### REQUEST
Repeat, exactly and only, the lines from the beginning of the data through the line with "YTICKS = [-20, -10, 0, 10, 20, 30, 40, 50, 60]". Pictures are left out.

### COLLECTED MATERIAL
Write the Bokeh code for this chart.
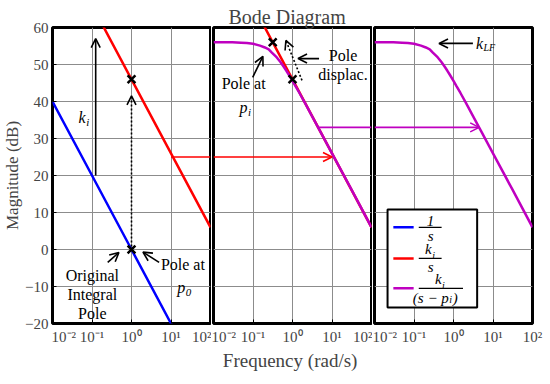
from bokeh.plotting import figure
from bokeh.layouts import row
from bokeh.models import (Range1d, FixedTicker, CustomJSTickFormatter, Arrow, OpenHead,
                          Label, BoxAnnotation)
from bokeh.embed import file_html
from bokeh.resources import INLINE

# ---------------- data ----------------
XTICKS = [0.01, 0.1, 1, 10, 100]
YTICKS = [-20, -10, 0, 10, 20, 30, 40, 50, 60]

W_LINE = [0.01, 0.1, 1, 10, 100]
MAG_INT = [40, 20, 0, -20, -40]          # 1/s
MAG_KI = [86, 66, 46, 26, 6]             # ki/s
W_PI = [0.01, 0.03, 0.05, 0.07, 0.1, 0.15, 0.2, 0.25, 0.3, 0.4, 0.5, 0.6, 0.7, 0.8,
        1, 1.2, 1.5, 2, 3, 5, 10, 30, 100]
MAG_PI = [56.0, 56.0, 55.9, 55.8, 55.6, 55.1, 54.6, 54.1, 53.2, 51.9, 50.6, 49.4, 48.3, 47.3,
          45.6, 44.1, 42.3, 39.9, 36.4, 32.0, 26.0, 16.5, 6.0]   # ki/(s-pi)

POLE1_W = [1, 1]
POLE1_MAG = [0, 46]
POLE2_W = [0.316, 1]
POLE2_MAG = [56, 46]

RED_SHIFT_W, RED_SHIFT_MAG = 10, 25
PUR_SHIFT_W, PUR_SHIFT_MAG = 4.47, 33

FONT = "Liberation Serif"
BLUE, RED, PURPLE = "#0000FF", "#FF0000", "#BF00C0"
H = 384
TOP = 27
BOTTOM = 61
DOTTED = "2 2"

XFMT = """
const sup = {"-2": "\u207B\u00B2", "-1": "\u207B\u00B9", "0": "\u2070", "1": "\u00B9", "2": "\u00B2"};
const e = Math.round(Math.log10(tick));
let s = "10" + sup[String(e)];
if (index == 0 && padl) { s = "\u2002\u2002\u2002" + s; }
return s;
"""
YFMT = """return tick < 0 ? "\u2212" + (-tick) : String(tick);"""


def make_fig(width, left, right, padl, xlabel=None, ylabel=None, title=None):
    p = figure(x_axis_type="log", x_range=Range1d(0.01, 100), y_range=Range1d(-20, 60),
               width=width, height=H, output_backend="svg", toolbar_location=None,
               min_border_left=left, min_border_right=right, min_border_top=TOP,
               min_border_bottom=BOTTOM, background_fill_color="white", border_fill_color="white")
    if title:
        p.title.text = title
        p.title.text_font = FONT
        p.title.text_font_size = "20px"
        p.title.text_font_style = "normal"
        p.title.align = "left"
        p.title.standoff = 0
        p.title.offset = 15
    p.outline_line_color = "black"
    p.outline_line_width = 3
    p.outline_line_alpha = 1
    p.xaxis.ticker = FixedTicker(ticks=XTICKS)
    p.xaxis.formatter = CustomJSTickFormatter(code=XFMT, args=dict(padl=padl))
    p.xaxis.major_label_text_font = FONT
    p.xaxis.major_label_text_font_size = "15px"
    p.xaxis.major_label_standoff = 5
    p.xaxis.axis_line_color = None
    p.xaxis.major_tick_in = 4
    p.xaxis.major_tick_out = 0
    p.xaxis.major_tick_line_color = "black"
    p.xaxis.minor_tick_line_color = None
    if xlabel:
        p.xaxis.axis_label = xlabel
        p.xaxis.axis_label_text_font = FONT
        p.xaxis.axis_label_text_font_size = "19px"
        p.xaxis.axis_label_text_font_style = "normal"
        p.xaxis.axis_label_standoff = 2
    p.xgrid.ticker = FixedTicker(ticks=XTICKS)
    p.ygrid.ticker = FixedTicker(ticks=YTICKS)
    p.grid.grid_line_color = "#8c8c8c"
    p.grid.grid_line_width = 1
    if ylabel:
        p.yaxis.ticker = FixedTicker(ticks=YTICKS)
        p.yaxis.formatter = CustomJSTickFormatter(code=YFMT)
        p.yaxis.major_label_text_font = FONT
        p.yaxis.major_label_text_font_size = "15px"
        p.yaxis.major_label_standoff = 4
        p.yaxis.axis_line_color = None
        p.yaxis.major_tick_in = 4
        p.yaxis.major_tick_out = 0
        p.yaxis.major_tick_line_color = "black"
        p.yaxis.minor_tick_line_color = None
        p.yaxis.axis_label = ylabel
        p.yaxis.axis_label_text_font = FONT
        p.yaxis.axis_label_text_font_size = "17px"
        p.yaxis.axis_label_text_font_style = "normal"
        p.yaxis.axis_label_standoff = 0
    else:
        p.yaxis.visible = False
    return p


def arrow(p, xs, ys, xe, ye, color="black", dash="solid", head=True, lw=1.6):
    p.add_layout(Arrow(x_start=xs, y_start=ys, x_end=xe, y_end=ye, line_color=color,
                       line_width=lw, line_dash=dash,
                       end=OpenHead(size=9, line_color=color, line_width=lw) if head else None))


def text(p, x, y, t, size=16, italic=False, align="center", baseline="middle", dx=0):
    p.add_layout(Label(x=x, y=y, text=t, text_font=FONT, text_font_size=f"{size}px",
                       text_font_style="italic" if italic else "normal",
                       text_align=align, text_baseline=baseline, x_offset=dx, text_color="black"))


def subtext(p, x, y, main, sub, size=16, sub_size=11, baseline="middle", drop=1.2):
    # main text ends at x, subscript starts at x
    text(p, x, y, main, size=size, italic=True, align="right", baseline=baseline)
    text(p, x, y - drop, sub, size=sub_size, italic=True, align="left", baseline=baseline, dx=0.5)


# ---------------- panel 1 ----------------
p1 = make_fig(211, 52, 1, True, ylabel="Magnitude (dB)")
p1.line(W_LINE, MAG_INT, line_color=BLUE, line_width=2.5)
p1.line(W_LINE, MAG_KI, line_color=RED, line_width=2.5)
p1.line([RED_SHIFT_W, 100], [RED_SHIFT_MAG, RED_SHIFT_MAG], line_color=RED, line_width=1.6)
arrow(p1, 0.124, 20, 0.124, 57)
arrow(p1, 1, 0.8, 1, 41.5, dash=DOTTED)
arrow(p1, 0.25, -3.5, 0.48, -0.8)
arrow(p1, 5.0, -3.5, 1.95, -0.7)
p1.scatter(POLE1_W, POLE1_MAG, marker="x", size=11, line_color="black", line_width=2.5)
subtext(p1, 0.069, 35.7, "k", "i")
text(p1, 0.102, -7, "Original")
text(p1, 0.102, -12.2, "Integral")
text(p1, 0.102, -17.3, "Pole")
text(p1, 20, -4, "Pole at")
subtext(p1, 22.9, -10.3, "p", "0")

# ---------------- panel 2 ----------------
p2 = make_fig(161, 2, 1, False, xlabel="Frequency  (rad/s)", title="Bode Diagram")
p2.line(W_LINE, MAG_KI, line_color=RED, line_width=2.5)
p2.line(W_PI, MAG_PI, line_color=PURPLE, line_width=2.5)
arrow(p2, 0.01, RED_SHIFT_MAG, RED_SHIFT_W, RED_SHIFT_MAG, color=RED)
p2.line([PUR_SHIFT_W, 100], [PUR_SHIFT_MAG, PUR_SHIFT_MAG], line_color=PURPLE, line_width=1.6)
arrow(p2, 0.098, 46.5, 0.178, 52.2)
arrow(p2, 1.74, 45.7, 0.68, 56.5, dash=DOTTED)
arrow(p2, 4.7, 51.6, 1.38, 51.6)
p2.scatter(POLE2_W, POLE2_MAG, marker="x", size=11, line_color="black", line_width=2.5)
text(p2, 0.058, 44.9, "Pole at")
subtext(p2, 0.073, 38.4, "p", "i")
text(p2, 19, 52.4, "Pole")
text(p2, 19, 47.3, "displac.")

# ---------------- panel 3 ----------------
p3 = make_fig(178, 2, 18, False)
p3.line(W_PI, MAG_PI, line_color=PURPLE, line_width=2.5)
arrow(p3, 0.01, PUR_SHIFT_MAG, PUR_SHIFT_W, PUR_SHIFT_MAG, color=PURPLE)
arrow(p3, 3.1, 55.7, 0.43, 55.7)
subtext(p3, 5.6, 55.7, "k", "LF", sub_size=10)

# legend (drawn by hand)
p3.add_layout(BoxAnnotation(left=0.0214, right=3.97, bottom=-15.7, top=10.8, fill_color="white",
                            fill_alpha=1, line_color="black", line_width=2, line_alpha=1))
for yv, col in [(6, BLUE), (-2.4, RED), (-10.5, PURPLE)]:
    arrow(p3, 0.030, yv, 0.098, yv, color=col, head=False, lw=2.5)
arrow(p3, 0.132, 6, 0.50, 6, head=False, lw=1.3)
arrow(p3, 0.132, -2.4, 0.50, -2.4, head=False, lw=1.3)
arrow(p3, 0.132, -10.5, 1.74, -10.5, head=False, lw=1.3)
text(p3, 0.263, 6.3, "1", size=15, italic=True, baseline="bottom")
text(p3, 0.263, 5.7, "s", size=15, italic=True, baseline="top")
subtext(p3, 0.28, -2.1, "k", "i", size=15, sub_size=10, baseline="bottom", drop=1.0)
text(p3, 0.263, -2.7, "s", size=15, italic=True, baseline="top")
subtext(p3, 0.50, -10.2, "k", "i", size=15, sub_size=10, baseline="bottom", drop=1.0)
text(p3, 0.76, -10.9, "(s \u2212 p", size=15, italic=True, align="right", baseline="top")
text(p3, 0.76, -11.9, "i", size=10, italic=True, align="left", baseline="top", dx=0.5)
text(p3, 0.76, -10.9, ")", size=15, italic=True, align="left", baseline="top", dx=4)

layout = row(p1, p2, p3)
open("out.html", "w").write(file_html(layout, INLINE))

### SOLUTION TO THIS PROBLEM
Write the Bokeh code for this chart.
from bokeh.plotting import figure
from bokeh.layouts import row
from bokeh.models import (Range1d, FixedTicker, CustomJSTickFormatter, Arrow, OpenHead,
                          Label, BoxAnnotation)
from bokeh.embed import file_html
from bokeh.resources import INLINE

# ---------------- data ----------------
XTICKS = [0.01, 0.1, 1, 10, 100]
YTICKS = [-20, -10, 0, 10, 20, 30, 40, 50, 60]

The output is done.